Omit all pictures and give the records below again exactly as written.

--- Extracted entries ---

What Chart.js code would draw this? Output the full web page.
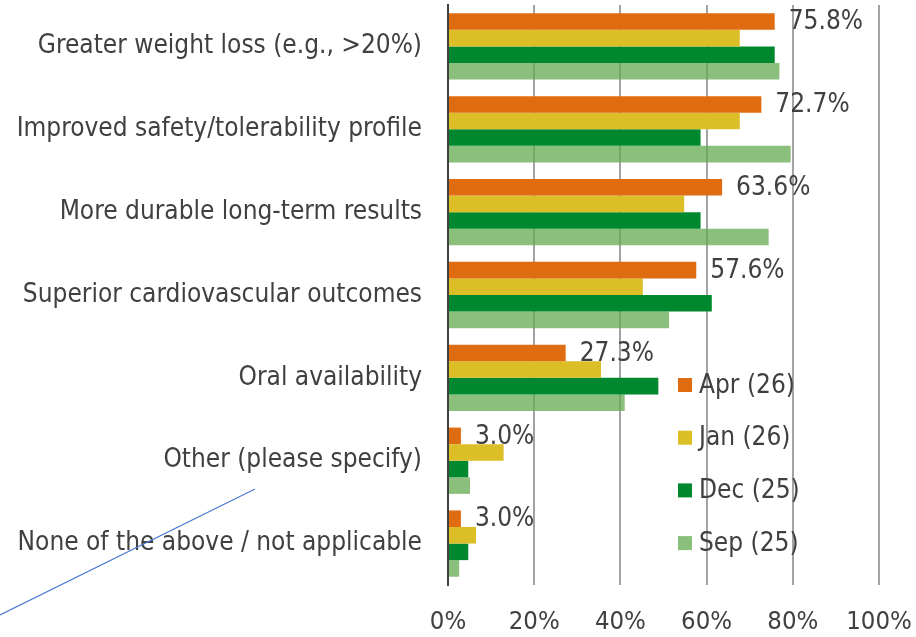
<!DOCTYPE html>
<html>
<head>
<meta charset="utf-8">
<script src="https://cdn.jsdelivr.net/npm/chart.js@4.4.1/dist/chart.umd.min.js"></script>
<style>
  html, body { margin: 0; padding: 0; background: #ffffff; }
  #wrap { width: 916px; height: 637px; }
</style>
</head>
<body>
<div id="wrap"><canvas id="c" width="916" height="637"></canvas></div>
<script>
const categories = [
  "Greater weight loss (e.g., >20%)",
  "Improved safety/tolerability profile",
  "More durable long-term results",
  "Superior cardiovascular outcomes",
  "Oral availability",
  "Other (please specify)",
  "None of the above / not applicable"
];
const seriesNames = ["Apr (26)", "Jan (26)", "Dec (25)", "Sep (25)"];
const apr26 = [75.8, 72.7, 63.6, 57.6, 27.3, 3.0, 3.0];
const jan26 = [67.7, 67.7, 54.8, 45.2, 35.5, 12.9, 6.5];
const dec25 = [75.8, 58.6, 58.6, 61.2, 48.8, 4.7, 4.7];
const sep25 = [76.9, 79.5, 74.4, 51.3, 41.0, 5.1, 2.6];
const xTicks = [0, 20, 40, 60, 80, 100];

const colors = ["#E06C12", "#DCBE26", "#00882E", "rgba(100,170,80,0.75)"];
const FONT = "'DejaVu Sans Condensed', 'DejaVu Sans', sans-serif";
const TEXT = "#404040";

const labelPlugin = {
  id: "aprLabels",
  afterDatasetsDraw(chart) {
    const ctx = chart.ctx;
    const meta = chart.getDatasetMeta(0);
    ctx.save();
    ctx.font = "26px " + FONT;
    ctx.fillStyle = TEXT;
    ctx.textAlign = "left";
    ctx.textBaseline = "middle";
    meta.data.forEach((bar, i) => {
      ctx.fillText(apr26[i].toFixed(1) + "%", bar.x + 14, bar.y + 1);
    });
    ctx.restore();
  }
};

const legendPlugin = {
  id: "insideLegend",
  afterDraw(chart) {
    const ctx = chart.ctx;
    ctx.save();
    ctx.font = "26px " + FONT;
    ctx.textAlign = "left";
    ctx.textBaseline = "middle";
    chart.data.datasets.forEach((ds, i) => {
      const cy = 385 + i * 52.7;
      ctx.fillStyle = ds.backgroundColor;
      ctx.fillRect(678, cy - 7, 14, 14);
      ctx.fillStyle = TEXT;
      ctx.fillText(ds.label, 699, cy + 1);
    });
    ctx.restore();
  }
};

const strayLinePlugin = {
  id: "strayLine",
  afterDraw(chart) {
    const ctx = chart.ctx;
    ctx.save();
    ctx.strokeStyle = "#4A7BD0";
    ctx.lineWidth = 1.2;
    ctx.beginPath();
    ctx.moveTo(0, 615);
    ctx.lineTo(255, 489);
    ctx.stroke();
    ctx.restore();
  }
};

new Chart(document.getElementById("c"), {
  type: "bar",
  data: {
    labels: categories,
    datasets: [
      { label: seriesNames[0], data: apr26, backgroundColor: colors[0] },
      { label: seriesNames[1], data: jan26, backgroundColor: colors[1] },
      { label: seriesNames[2], data: dec25, backgroundColor: colors[2] },
      { label: seriesNames[3], data: sep25, backgroundColor: colors[3] }
    ]
  },
  options: {
    indexAxis: "y",
    responsive: false,
    animation: false,
    devicePixelRatio: 1,
    layout: { padding: { top: 5, right: 37, left: 0, bottom: 0 } },
    datasets: { bar: { categoryPercentage: 0.8, barPercentage: 1.0, borderWidth: 0 } },
    plugins: {
      legend: { display: false },
      tooltip: { enabled: false }
    },
    scales: {
      x: {
        min: 0, max: 100,
        afterBuildTicks(scale) { scale.ticks = xTicks.map(v => ({ value: v })); },
        afterFit(scale) {
          scale.height = 52;
          scale.paddingLeft = 0; scale.paddingRight = 0;
        },
        grid: { color: "#A3A3A3", lineWidth: 2, drawTicks: false },
        border: { display: false },
        ticks: {
          padding: 22,
          color: TEXT,
          font: { family: FONT, size: 25.5 },
          callback: v => v + "%"
        }
      },
      y: {
        afterFit(scale) {
          scale.width = 448;
          scale.paddingTop = 0; scale.paddingBottom = 0;
        },
        grid: { display: false, drawTicks: false },
        border: { display: true, color: "#404040", width: 2 },
        ticks: {
          padding: 26,
          color: TEXT,
          font: { family: FONT, size: 26 },
          autoSkip: false
        }
      }
    }
  },
  plugins: [labelPlugin, legendPlugin, strayLinePlugin]
});
</script>
</body>
</html>
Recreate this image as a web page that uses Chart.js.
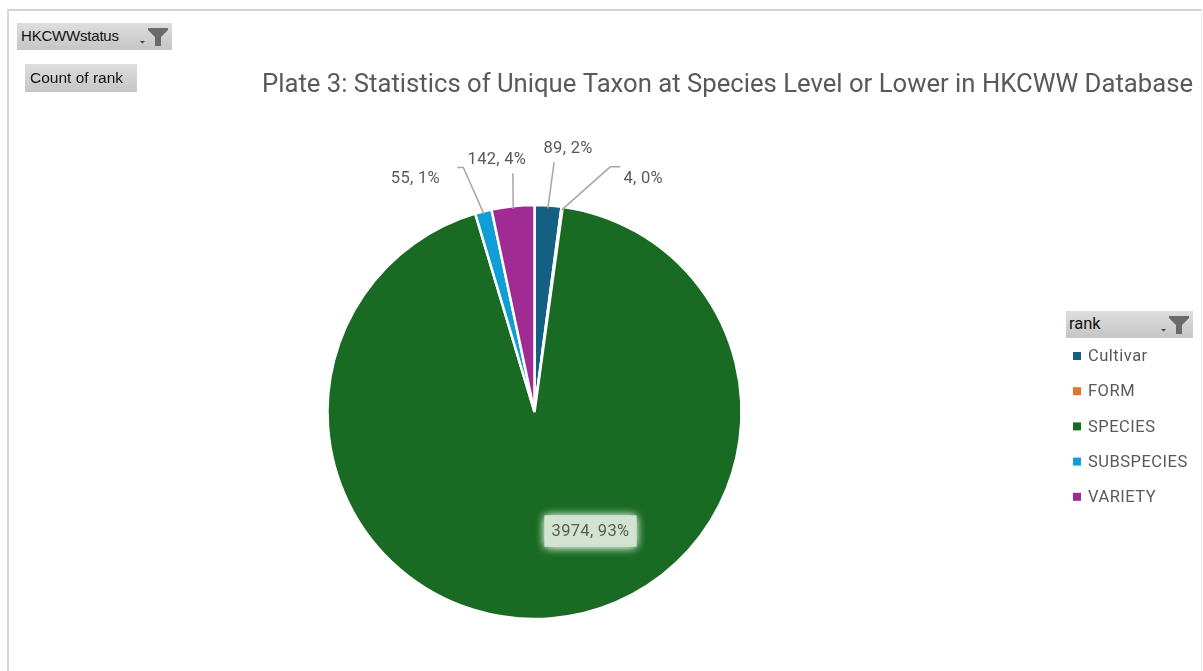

---

* Response below
What Chart.js code would draw this? Output the full web page.
<!DOCTYPE html>
<html>
<head>
<meta charset="utf-8">
<script src="https://cdn.jsdelivr.net/npm/chart.js@4.4.1/dist/chart.umd.min.js"></script>
<style>
  html, body { margin: 0; padding: 0; background: #ffffff; }
  #wrap { width: 916px; height: 637px; }
</style>
</head>
<body>
<div id="wrap"><canvas id="c" width="916" height="637"></canvas></div>
<script>
const categories = [
  "Greater weight loss (e.g., >20%)",
  "Improved safety/tolerability profile",
  "More durable long-term results",
  "Superior cardiovascular outcomes",
  "Oral availability",
  "Other (please specify)",
  "None of the above / not applicable"
];
const seriesNames = ["Apr (26)", "Jan (26)", "Dec (25)", "Sep (25)"];
const apr26 = [75.8, 72.7, 63.6, 57.6, 27.3, 3.0, 3.0];
const jan26 = [67.7, 67.7, 54.8, 45.2, 35.5, 12.9, 6.5];
const dec25 = [75.8, 58.6, 58.6, 61.2, 48.8, 4.7, 4.7];
const sep25 = [76.9, 79.5, 74.4, 51.3, 41.0, 5.1, 2.6];
const xTicks = [0, 20, 40, 60, 80, 100];

const colors = ["#E06C12", "#DCBE26", "#00882E", "rgba(100,170,80,0.75)"];
const FONT = "'DejaVu Sans Condensed', 'DejaVu Sans', sans-serif";
const TEXT = "#404040";

const labelPlugin = {
  id: "aprLabels",
  afterDatasetsDraw(chart) {
    const ctx = chart.ctx;
    const meta = chart.getDatasetMeta(0);
    ctx.save();
    ctx.font = "26px " + FONT;
    ctx.fillStyle = TEXT;
    ctx.textAlign = "left";
    ctx.textBaseline = "middle";
    meta.data.forEach((bar, i) => {
      ctx.fillText(apr26[i].toFixed(1) + "%", bar.x + 14, bar.y + 1);
    });
    ctx.restore();
  }
};

const legendPlugin = {
  id: "insideLegend",
  afterDraw(chart) {
    const ctx = chart.ctx;
    ctx.save();
    ctx.font = "26px " + FONT;
    ctx.textAlign = "left";
    ctx.textBaseline = "middle";
    chart.data.datasets.forEach((ds, i) => {
      const cy = 385 + i * 52.7;
      ctx.fillStyle = ds.backgroundColor;
      ctx.fillRect(678, cy - 7, 14, 14);
      ctx.fillStyle = TEXT;
      ctx.fillText(ds.label, 699, cy + 1);
    });
    ctx.restore();
  }
};

const strayLinePlugin = {
  id: "strayLine",
  afterDraw(chart) {
    const ctx = chart.ctx;
    ctx.save();
    ctx.strokeStyle = "#4A7BD0";
    ctx.lineWidth = 1.2;
    ctx.beginPath();
    ctx.moveTo(0, 615);
    ctx.lineTo(255, 489);
    ctx.stroke();
    ctx.restore();
  }
};

new Chart(document.getElementById("c"), {
  type: "bar",
  data: {
    labels: categories,
    datasets: [
      { label: seriesNames[0], data: apr26, backgroundColor: colors[0] },
      { label: seriesNames[1], data: jan26, backgroundColor: colors[1] },
      { label: seriesNames[2], data: dec25, backgroundColor: colors[2] },
      { label: seriesNames[3], data: sep25, backgroundColor: colors[3] }
    ]
  },
  options: {
    indexAxis: "y",
    responsive: false,
    animation: false,
    devicePixelRatio: 1,
    layout: { padding: { top: 5, right: 37, left: 0, bottom: 0 } },
    datasets: { bar: { categoryPercentage: 0.8, barPercentage: 1.0, borderWidth: 0 } },
    plugins: {
      legend: { display: false },
      tooltip: { enabled: false }
    },
    scales: {
      x: {
        min: 0, max: 100,
        afterBuildTicks(scale) { scale.ticks = xTicks.map(v => ({ value: v })); },
        afterFit(scale) {
          scale.height = 52;
          scale.paddingLeft = 0; scale.paddingRight = 0;
        },
        grid: { color: "#A3A3A3", lineWidth: 2, drawTicks: false },
        border: { display: false },
        ticks: {
          padding: 22,
          color: TEXT,
          font: { family: FONT, size: 25.5 },
          callback: v => v + "%"
        }
      },
      y: {
        afterFit(scale) {
          scale.width = 448;
          scale.paddingTop = 0; scale.paddingBottom = 0;
        },
        grid: { display: false, drawTicks: false },
        border: { display: true, color: "#404040", width: 2 },
        ticks: {
          padding: 26,
          color: TEXT,
          font: { family: FONT, size: 26 },
          autoSkip: false
        }
      }
    }
  },
  plugins: [labelPlugin, legendPlugin, strayLinePlugin]
});
</script>
</body>
</html>
Recreate this image as a web page that uses Chart.js.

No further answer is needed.